The purpose? Great question. To leverage the younger groups’ insights and to diversify the perspectives that executives are exposed to;
And, it looks like they seem to actually work. In 2015, Gucci underwent a comprehensive transformation that made the company more relevant to today’s marketplace. Gucci created a shadow board composed of Millennials who, since 2015, have met regularly with the senior team. The board talks through issues that the executive committee is focused on and their insights often serve as a “wakeup call for executives”. Since implementation, Gucci’s sales have grown 136%, a growth largely by the success of both its internet and digital strategies.
What are the keys to success of an organization “shadow board”?
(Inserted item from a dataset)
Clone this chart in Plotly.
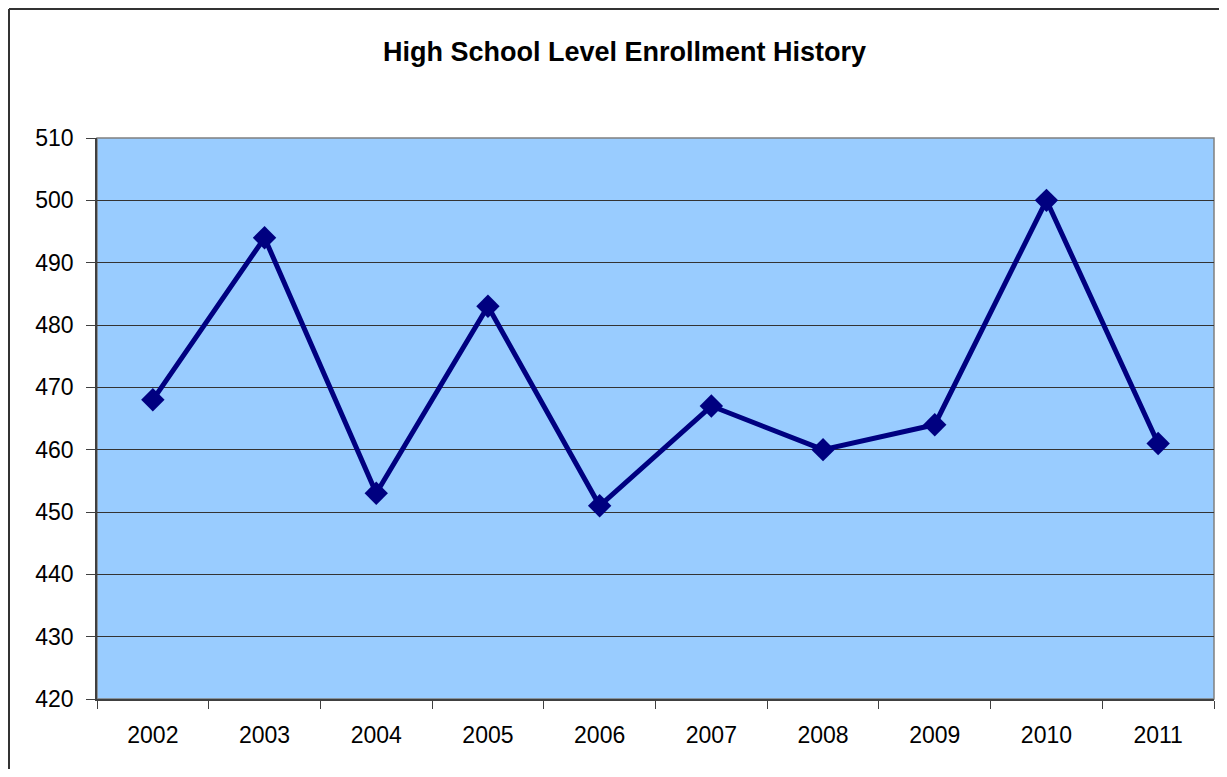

- Look beyond the “high-potential” group: Millennials and Gen Z’ers dig open-application processes, and doing so will likely create a more diverse cohort and discover hidden talent.
- Make it a CEO-sponsored program: In order to ensure success and maximum impact, it needs to have sign-off and championship from leadership.
- Keep evaluating and iterating: Like everything we’ve learned this semester, evaluation and iteration is critical.